[start of INPUT FOR THIS TASK]

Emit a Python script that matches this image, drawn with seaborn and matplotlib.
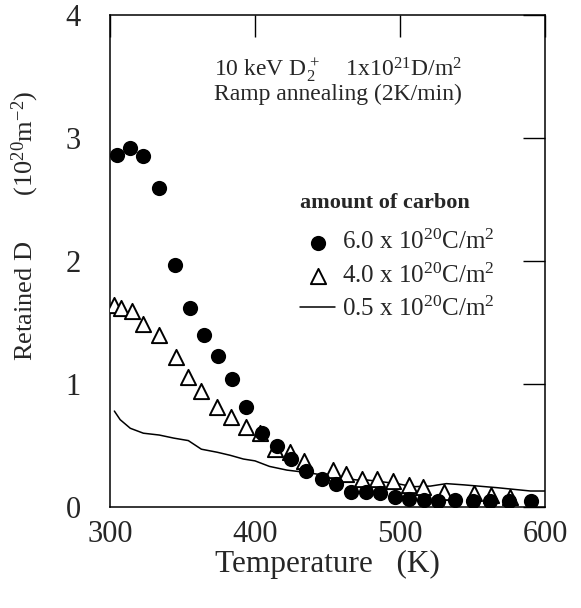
import matplotlib
matplotlib.use("Agg")
import matplotlib.pyplot as plt
import seaborn as sns
import pandas as pd

# ---- data ----
temp_c60 = [305, 314, 323, 334, 345, 355, 365, 374.5, 384, 394, 404.5, 415.5, 425,
            435.5, 446, 456, 466, 476.5, 486, 496.5, 506, 516.5, 526.5, 538, 550,
            562, 575, 590.5]
d_c60 = [2.86, 2.92, 2.85, 2.59, 1.97, 1.62, 1.40, 1.23, 1.04, 0.81, 0.60, 0.50, 0.39,
         0.29, 0.23, 0.19, 0.125, 0.125, 0.11, 0.08, 0.065, 0.055, 0.05, 0.055, 0.05,
         0.05, 0.05, 0.05]

temp_c40 = [302.5, 307.5, 315, 322.5, 334, 345.5, 353.5, 363, 373.5, 383.5, 393.5,
            403.5, 413.5, 424, 433.5, 454, 463, 474, 484, 495, 506, 516, 530, 551,
            563, 576]
d_c40 = [1.64, 1.62, 1.59, 1.49, 1.40, 1.22, 1.06, 0.94, 0.81, 0.73, 0.65, 0.60, 0.47,
         0.45, 0.37, 0.30, 0.27, 0.23, 0.23, 0.21, 0.18, 0.165, 0.125, 0.11, 0.10, 0.085]

temp_c05 = [303, 307, 314, 323, 334, 344, 354, 363, 374, 383, 392, 400, 410, 422, 436,
            452, 470, 477, 498, 509, 521, 532, 544, 567, 590, 600]
d_c05 = [0.78, 0.71, 0.64, 0.60, 0.585, 0.56, 0.54, 0.47, 0.445, 0.42, 0.39, 0.375,
         0.33, 0.30, 0.28, 0.25, 0.22, 0.22, 0.19, 0.165, 0.17, 0.19, 0.18, 0.157,
         0.13, 0.13]

label_c60 = "6.0 x 10$^{20}$C/m$^2$"
label_c40 = "4.0 x 10$^{20}$C/m$^2$"
label_c05 = "0.5 x 10$^{20}$C/m$^2$"
legend_title = "amount of carbon"

x_ticks = [300, 400, 500, 600]
y_ticks = [0, 1, 2, 3, 4]

sns.set_theme(style="white")
plt.rcParams["font.family"] = ["Liberation Serif", "DejaVu Serif"]
plt.rcParams["mathtext.fontset"] = "custom"
plt.rcParams["mathtext.rm"] = "Liberation Serif"
plt.rcParams["mathtext.default"] = "regular"

fig = plt.figure(figsize=(5.81, 6.08), dpi=100)
ax = fig.add_axes([110 / 581, 101 / 608, 435 / 581, 492 / 608])

df60 = pd.DataFrame({"T": temp_c60, "D": d_c60})
df40 = pd.DataFrame({"T": temp_c40, "D": d_c40})
df05 = pd.DataFrame({"T": temp_c05, "D": d_c05})

sns.lineplot(data=df05, x="T", y="D", ax=ax, color="black", lw=1.1,
             estimator=None, sort=False, label=label_c05, zorder=2)
sns.scatterplot(data=df40, x="T", y="D", ax=ax, marker="^", s=120,
                facecolor="white", edgecolor="black", linewidth=1.4,
                label=label_c40, zorder=3)
sns.scatterplot(data=df60, x="T", y="D", ax=ax, marker="o", s=120,
                color="black", edgecolor="black", linewidth=0,
                label=label_c60, zorder=4)

ax.set_xlim(300, 600)
ax.set_ylim(0, 4)
ax.set_xticks(x_ticks)
ax.set_yticks(y_ticks)
ax.tick_params(axis="both", direction="in", length=16, width=1.0, color="black",
               labelsize=22, top=True, right=True)
ax.tick_params(axis="x", pad=9)
ax.tick_params(axis="y", pad=21)
for sp in ax.spines.values():
    sp.set_color("black")
    sp.set_linewidth(1.1)

ax.set_xlabel("Temperature   (K)", fontsize=22.5)
ax.xaxis.set_label_coords(0.5, -0.088)
ax.set_ylabel("Retained D       (10$^{20}$m$^{-2}$)", fontsize=19)
ax.yaxis.set_label_coords(-0.158, 0.571)

ax.text(457, 3.50, "10 keV D$_2^+$    1x10$^{21}$D/m$^2$", fontsize=17,
        ha="center", va="baseline")
ax.text(457, 3.31, "Ramp annealing (2K/min)", fontsize=17,
        ha="center", va="baseline")
ax.text(431, 2.43, legend_title, fontsize=16, fontweight="bold",
        ha="left", va="baseline")

h, l = ax.get_legend_handles_labels()
order = [l.index(label_c60), l.index(label_c40), l.index(label_c05)]
leg = ax.legend([h[i] for i in order], [l[i] for i in order],
                loc="upper left", bbox_to_anchor=((300 - 110) / 435, (507 - 230) / 492),
                frameon=False, fontsize=18,
                borderpad=0, borderaxespad=0,
                handlelength=1.4, handletextpad=0.3, labelspacing=0.36)

fig.savefig("out.png", dpi=100, facecolor="white")
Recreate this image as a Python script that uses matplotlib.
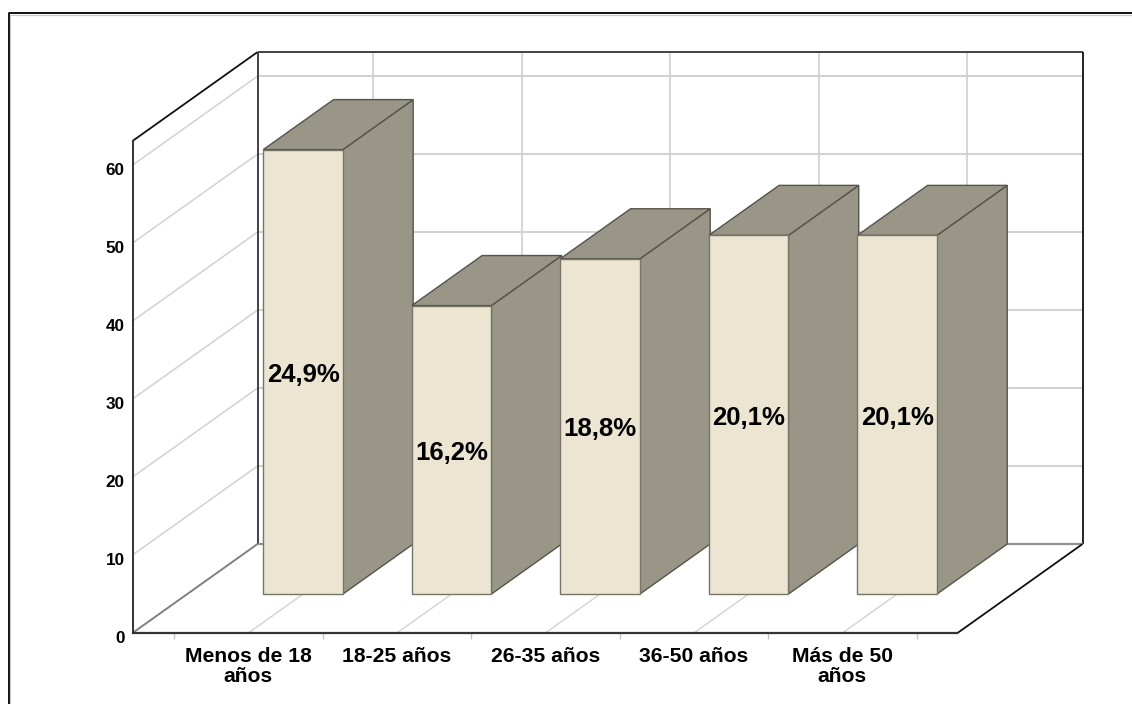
import matplotlib
matplotlib.use("Agg")
import matplotlib.pyplot as plt
from matplotlib.lines import Line2D
from matplotlib.patches import Polygon
from matplotlib.transforms import ScaledTranslation

categories = ["Menos de 18\naños", "18-25 años", "26-35 años", "36-50 años", "Más de 50\naños"]
counts = [57, 37, 43, 46, 46]
value_ticks = [0, 10, 20, 30, 40, 50, 60]

W, H, DPI = 1132, 704, 100
FONT = "Liberation Sans"
FACE = "#ebe5d1"
SHADE = "#9a9687"
EDGE = "#55534a"
GRID = "#d2d2d2"
DARK = "#333333"

# Axis ranges of the front plane of the box
X_MIN, X_MAX = -0.78, 4.775
Y_MAX = 63.1
# Shift of the full box depth, expressed in category and value units
DEPTH_X = 125 / 148.5
DEPTH_Y = 89 / 7.8
BAR_HALF = 0.268
BAR_FRONT = 0.438


def at(x, y, d=0.0):
    """Oblique projection of (category, value, depth) on the axes plane."""
    return (x + d * DEPTH_X, y + d * DEPTH_Y)


def seg(ax, p, q, color, lw, z=1):
    xs, ys = zip(p, q)
    ax.add_line(Line2D(xs, ys, color=color, lw=lw, clip_on=False, zorder=z,
                       solid_capstyle="butt"))


fig = plt.figure(figsize=(W / DPI, H / DPI), dpi=DPI, facecolor="white")
ax = fig.add_axes([132.5 / W, (H - 633) / H, (957.5 - 132.5) / W, (633 - 141) / H])
ax.set_xlim(X_MIN, X_MAX)
ax.set_ylim(0, Y_MAX)
ax.patch.set_visible(False)

# Outer frame of the chart area
fig.add_artist(Line2D([8.5 / W, 8.5 / W, 1], [0, (H - 13) / H, (H - 13) / H],
                      transform=fig.transFigure, color="black", lw=1.3))
fig.add_artist(Line2D([10 / W, 10 / W, 1], [0, (H - 14.5) / H, (H - 14.5) / H],
                      transform=fig.transFigure, color="#c8c8c8", lw=0.8))

# Gridlines on the side wall and back wall
for v in value_ticks[1:]:
    seg(ax, at(X_MIN, v, 0), at(X_MIN, v, 1), GRID, 1.1)
    seg(ax, at(X_MIN, v, 1), at(X_MAX, v, 1), GRID, 1.5)
for i in range(len(categories)):
    seg(ax, at(i, 0, 0), at(i, 0, 1), GRID, 1.0)
    seg(ax, at(i, 0, 1), at(i, Y_MAX, 1), GRID, 1.3)

# Box outline
seg(ax, at(X_MIN, Y_MAX, 0), at(X_MIN, Y_MAX, 1), "#111111", 1.3, 2)
seg(ax, at(X_MIN, Y_MAX, 1), at(X_MAX, Y_MAX, 1), DARK, 1.3, 2)
seg(ax, at(X_MIN, 0, 1), at(X_MIN, Y_MAX, 1), DARK, 1.3, 2)
seg(ax, at(X_MAX, 0, 1), at(X_MAX, Y_MAX, 1), "#111111", 1.3, 2)
seg(ax, at(X_MIN, 0, 0), at(X_MIN, 0, 1), "#808080", 1.4, 2)
seg(ax, at(X_MIN, 0, 1), at(X_MAX, 0, 1), "#909090", 1.6, 2)
seg(ax, at(X_MAX, 0, 0), at(X_MAX, 0, 1), "#111111", 1.3, 2)

# Bars, left to right so each one covers the side of the previous one
total = sum(counts)
label_drop = ScaledTranslation(0, -3 / DPI, fig.dpi_scale_trans)
for i, c in enumerate(counts):
    l, r = i - BAR_HALF, i + BAR_HALF
    z = 3 + i
    front = [at(l, 0, BAR_FRONT), at(r, 0, BAR_FRONT), at(r, c, BAR_FRONT), at(l, c, BAR_FRONT)]
    side = [at(r, 0, BAR_FRONT), at(r, 0, 1), at(r, c, 1), at(r, c, BAR_FRONT)]
    top = [at(l, c, BAR_FRONT), at(r, c, BAR_FRONT), at(r, c, 1), at(l, c, 1)]
    for pts, col, ec in ((side, SHADE, EDGE), (top, SHADE, EDGE), (front, FACE, "#77756a")):
        ax.add_patch(Polygon(pts, closed=True, facecolor=col, edgecolor=ec, lw=1.0,
                             clip_on=False, zorder=z, joinstyle="miter"))
    tx, ty = at(i, c / 2, BAR_FRONT)
    ax.text(tx, ty, f"{100 * c / total:.1f}%".replace(".", ","), ha="center", va="center",
            family=FONT, fontweight="bold", fontsize=18.5, color="black", zorder=20,
            transform=ax.transData + label_drop)

# Front axes: real ticks and spines
for name in ("top", "right"):
    ax.spines[name].set_visible(False)
ax.spines["left"].set_color(DARK)
ax.spines["left"].set_linewidth(1.4)
ax.spines["bottom"].set_color(DARK)
ax.spines["bottom"].set_linewidth(1.6)
ax.set_yticks(value_ticks)
ax.set_yticklabels([str(v) for v in value_ticks], family=FONT, fontweight="bold", fontsize=12.3)
ax.tick_params(axis="y", length=0, pad=5.5)
shift = ScaledTranslation(0, -4 / DPI, fig.dpi_scale_trans)
for lbl in ax.get_yticklabels():
    lbl.set_transform(lbl.get_transform() + shift)

ax.set_xticks(range(len(categories)))
ax.set_xticklabels(categories, family=FONT, fontweight="bold", fontsize=15.2,
                   linespacing=1.1, ha="center")
ax.set_xticks([i - 0.5 for i in range(len(categories) + 1)], minor=True)
ax.tick_params(axis="x", which="major", length=0, pad=10)
ax.tick_params(axis="x", which="minor", length=4.5, width=1.0, color="#c4c4c4")

fig.savefig("out.png", dpi=DPI)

[end of INPUT FOR THIS TASK]

# REQUIREMENT
Begin at the first line of the material and copy each line exactly through the one containing "0.05, 0.05, 0.05]". Omit pictures.

# SOLUTION TO THIS TASK
Emit a Python script that matches this image, drawn with seaborn and matplotlib.
import matplotlib
matplotlib.use("Agg")
import matplotlib.pyplot as plt
import seaborn as sns
import pandas as pd

# ---- data ----
temp_c60 = [305, 314, 323, 334, 345, 355, 365, 374.5, 384, 394, 404.5, 415.5, 425,
            435.5, 446, 456, 466, 476.5, 486, 496.5, 506, 516.5, 526.5, 538, 550,
            562, 575, 590.5]
d_c60 = [2.86, 2.92, 2.85, 2.59, 1.97, 1.62, 1.40, 1.23, 1.04, 0.81, 0.60, 0.50, 0.39,
         0.29, 0.23, 0.19, 0.125, 0.125, 0.11, 0.08, 0.065, 0.055, 0.05, 0.055, 0.05,
         0.05, 0.05, 0.05]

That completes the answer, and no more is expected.